Copy every line that mentions the word "using".
::::::::::
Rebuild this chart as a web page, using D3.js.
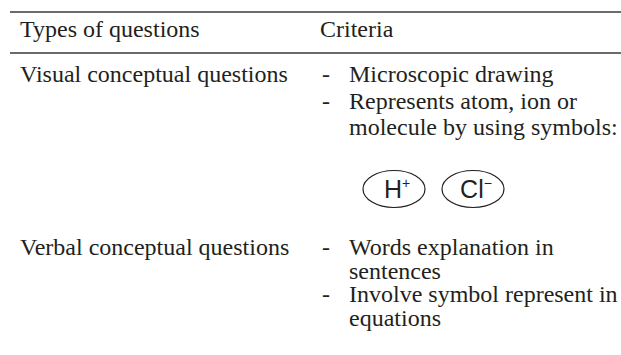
<!DOCTYPE html>
<html>
<head>
<meta charset="utf-8">
<script src="https://cdn.jsdelivr.net/npm/d3@7"></script>
<style>
  html, body { margin: 0; padding: 0; background: #fff; }
  svg text { font-family: "Liberation Serif", "Times New Roman", serif; fill: #231f20; }
  .ion text { font-family: "Liberation Sans", Arial, sans-serif; }
</style>
</head>
<body>
<svg id="table" width="621" height="355"></svg>
<script>
// table content
const headers = ["Types of questions", "Criteria"];
const questionTypes = ["Visual conceptual questions", "Verbal conceptual questions"];
const visualCriteria = [
  ["Microscopic drawing"],
  ["Represents atom, ion or", "molecule by using symbols:"]
];
const verbalCriteria = [
  ["Words explanation in", "sentences"],
  ["Involve symbol represent in", "equations"]
];
const ionSymbols = ["H", "Cl"];
const ionCharges = ["+", "\u2212"];

const W = 621, H = 355,
      fontSize = 24;

const svg = d3.select("#table");

// column positions
let x = d3.scaleOrdinal()
  .domain(["type", "head", "dash", "text"])
  .range([20, 320, 322, 349]);

// baseline for n-th text line inside a row
let line = (start, lh) => d3.scaleLinear().domain([0, 1]).range([start, start + lh]);

// rules
let rules = [12, 53];
svg.selectAll(".rule")
  .data(rules)
  .enter().append("line")
  .attr("class", "rule")
  .attr("x1", 10)
  .attr("x2", W)
  .attr("y1", d => d)
  .attr("y2", d => d)
  .attr("stroke", "#3a3a3a")
  .attr("stroke-width", 1.4);

// header
svg.selectAll(".head")
  .data(headers)
  .enter().append("text")
  .attr("class", "head")
  .attr("x", (d, i) => i === 0 ? x("type") : x("head"))
  .attr("y", 37)
  .attr("font-size", fontSize)
  .text(d => d);

function drawRow(label, items, start, lh) {
  let y = line(start, lh);
  svg.append("text")
    .attr("x", x("type")).attr("y", y(0))
    .attr("font-size", fontSize)
    .text(label);

  let n = 0;
  items.forEach(lines => {
    svg.append("text")
      .attr("x", x("dash")).attr("y", y(n))
      .attr("font-size", fontSize)
      .text("-");
    lines.forEach(t => {
      svg.append("text")
        .attr("x", x("text")).attr("y", y(n))
        .attr("font-size", fontSize)
        .text(t);
      n += 1;
    });
  });
}

drawRow(questionTypes[0], visualCriteria, 82, 26.5);
drawRow(questionTypes[1], verbalCriteria, 255, 23.5);

// ion symbols drawn as ellipses
let ionX = d3.scaleLinear().domain([0, 1]).range([394, 473]);

let ions = svg.selectAll(".ion")
  .data(ionSymbols)
  .enter().append("g")
  .attr("class", "ion")
  .attr("transform", (d, i) => `translate(${ionX(i)},189)`);

ions.append("ellipse")
  .attr("rx", 31)
  .attr("ry", 18.5)
  .attr("fill", "none")
  .attr("stroke", "#231f20")
  .attr("stroke-width", 1.2);

let label = ions.append("text")
  .attr("text-anchor", "middle")
  .attr("x", 3)
  .attr("y", 9)
  .attr("font-size", 25);

label.append("tspan").text(d => d);
label.append("tspan")
  .attr("font-size", 14)
  .attr("dy", -10)
  .text((d, i) => ionCharges[i]);
</script>
</body>
</html>
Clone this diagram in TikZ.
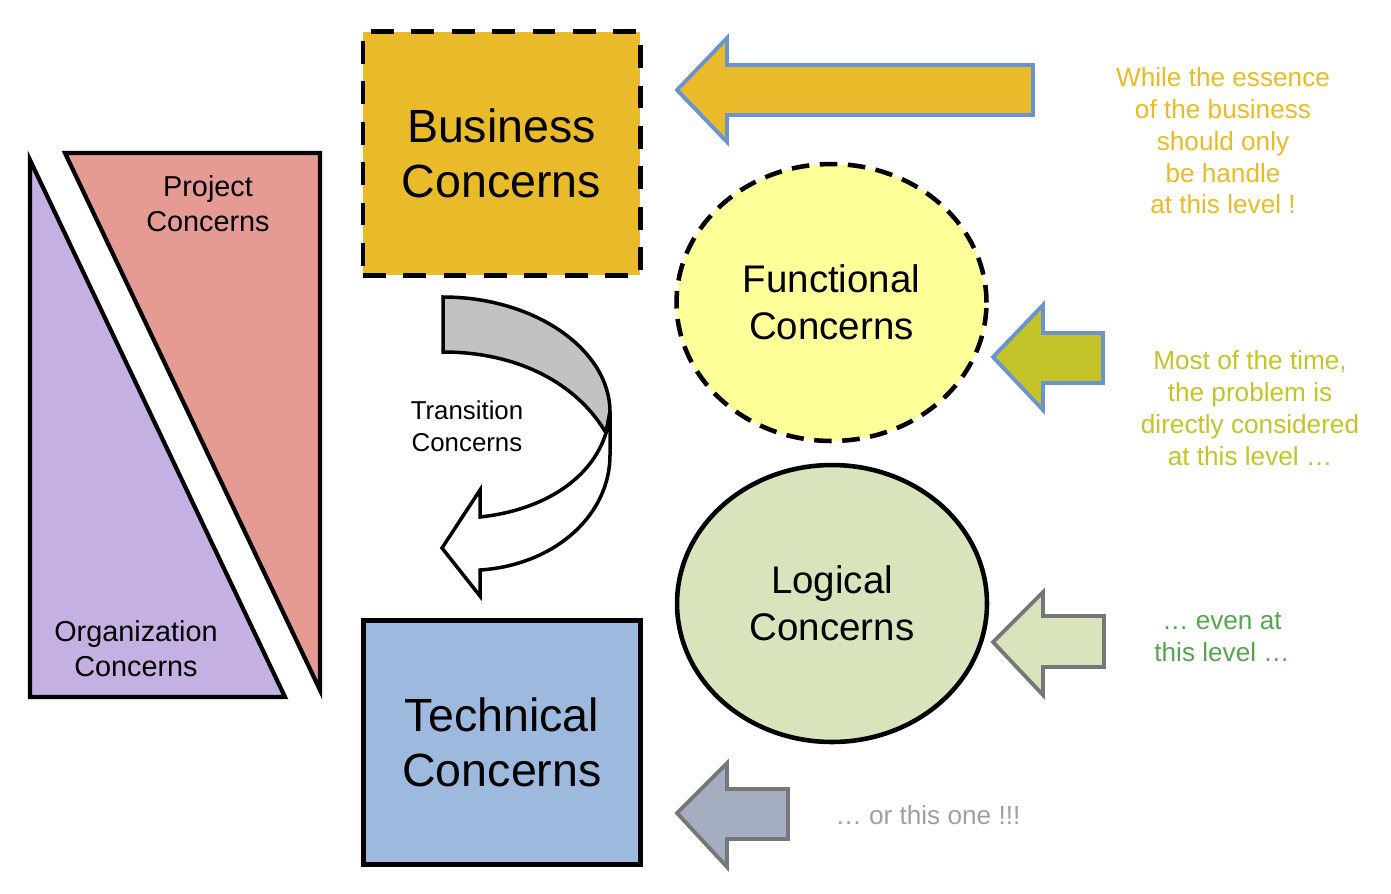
\documentclass[tikz,border=0pt]{standalone}
\usepackage{fontspec}
\setmainfont{Liberation Sans}
\usepackage{tikz}
\usetikzlibrary{shapes}
\definecolor{busgold}{HTML}{E9BB2A}
\definecolor{techblue}{HTML}{9DB9DE}
\definecolor{funcyellow}{HTML}{FFFF99}
\definecolor{logicgreen}{HTML}{D7E4BC}
\definecolor{projred}{HTML}{E59A94}
\definecolor{orgpurple}{HTML}{C5B0E3}
\definecolor{edgeblue}{HTML}{6B93CF}
\definecolor{olive}{HTML}{C4C42A}
\definecolor{edgegray}{HTML}{777777}
\definecolor{slate}{HTML}{A5AEC0}
\definecolor{notegreen}{HTML}{55A550}
\definecolor{notegray}{HTML}{A0A0A0}
\tikzstyle{concernbox}=[rectangle,draw,line width=2.6pt,minimum width=5.55cm,minimum height=4.88cm,align=center,font=\fontsize{26.5}{31}\selectfont]
\tikzstyle{concernellipse}=[ellipse,draw,line width=2.6pt,minimum width=6.2cm,minimum height=5.54cm,inner sep=0pt,align=center,font=\fontsize{21.9}{26.6}\selectfont]
\tikzstyle{blockarrow}=[line width=2.2pt,line join=miter]
\tikzstyle{note}=[align=center,font=\fontsize{14.9}{18.1}\selectfont]
\tikzstyle{wedge}=[draw,line width=2.4pt,line join=miter]

\begin{document}
\begin{tikzpicture}[x=0.02cm,y=-0.02cm]
        \useasboundingbox (0,0) rectangle (1391,893);
        % side wedges
        \filldraw[wedge,fill=projred] (65,153) -- (320,153) -- (320,690) -- cycle;
        \filldraw[wedge,fill=orgpurple] (30,160) -- (30,697) -- (285,697) -- cycle;
        \node[align=center,font=\fontsize{16.4}{19.8}\selectfont] (project) at (208,204) {Project\\Concerns};
        \node[align=center,font=\fontsize{16.4}{19.8}\selectfont] (organization) at (136,649) {Organization\\Concerns};

        \node[concernbox,fill=busgold,dash pattern=on 13pt off 10pt] (business) at (501.5,153.5) {Business\\Concerns};
        \node[concernbox,fill=techblue] (technical) at (502,742.5) {Technical\\Concerns};
        \node[concernellipse,fill=funcyellow,dash pattern=on 10pt off 6pt] (functional) at (831.5,302.5) {Functional\\Concerns};
        \node[concernellipse,fill=logicgreen] (logical) at (832,603.5) {Logical\\Concerns};

        % transition
        \filldraw[line width=2pt,fill=black!24] (443,297) .. controls (535,297) and (610,350) .. (610,412)
            -- (606,433) .. controls (578,385) and (520,352) .. (443,352) -- cycle;
        \filldraw[line width=2pt,fill=white,line join=miter] (606,433) -- (610,412) -- (610,455)
            .. controls (610,515) and (555,565) .. (480,570) -- (480,596) -- (442,548) -- (480,490) -- (480,517)
            .. controls (545,510) and (592,478) .. (606,433);
        \node[align=center,font=\fontsize{14.7}{18.1}\selectfont] (transition) at (467,426) {Transition\\Concerns};

        % arrows
        \filldraw[blockarrow,draw=edgeblue,fill=busgold] (677,90) -- (727,38) -- (727,65) -- (1033,65) -- (1033,115) -- (727,115) -- (727,142) -- cycle;
        \filldraw[blockarrow,draw=edgeblue,fill=olive] (993,357) -- (1043,305) -- (1043,333) -- (1103,333) -- (1103,383) -- (1043,383) -- (1043,410) -- cycle;
        \filldraw[blockarrow,draw=edgegray,fill=logicgreen] (993,642) -- (1043,592) -- (1043,616) -- (1104,616) -- (1104,667) -- (1043,667) -- (1043,695) -- cycle;
        \filldraw[blockarrow,draw=edgegray,fill=slate] (677,813) -- (727,763) -- (727,789) -- (788,789) -- (788,839) -- (727,839) -- (727,867) -- cycle;

        \node[note,text=busgold] (essence) at (1223,141) {While the essence\\of the business\\should only\\be handle\\at this level !};
        \node[note,text=olive] (mosttime) at (1250,408) {Most of the time,\\the problem is\\directly considered\\at this level \dots};
        \node[note,text=notegreen] (evenat) at (1222,637) {\dots\ even at\\this level \dots};
        \node[note,text=notegray] (thisone) at (928,815) {\dots\ or this one !!!};
\end{tikzpicture}
\end{document}
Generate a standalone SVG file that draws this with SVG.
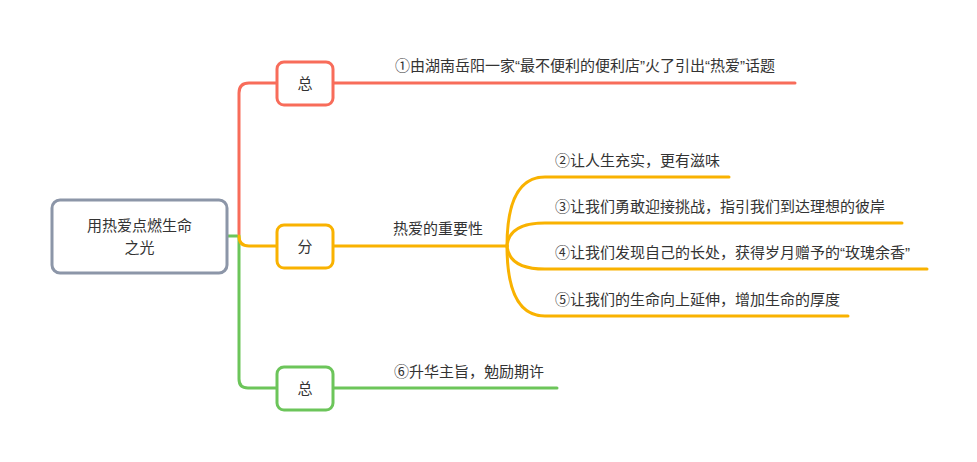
::::::::::
= Solution to this exercise =
Rebuild this chart as a web page, using D3.js.
  ["Represents atom, ion or", "molecule by using symbols:"]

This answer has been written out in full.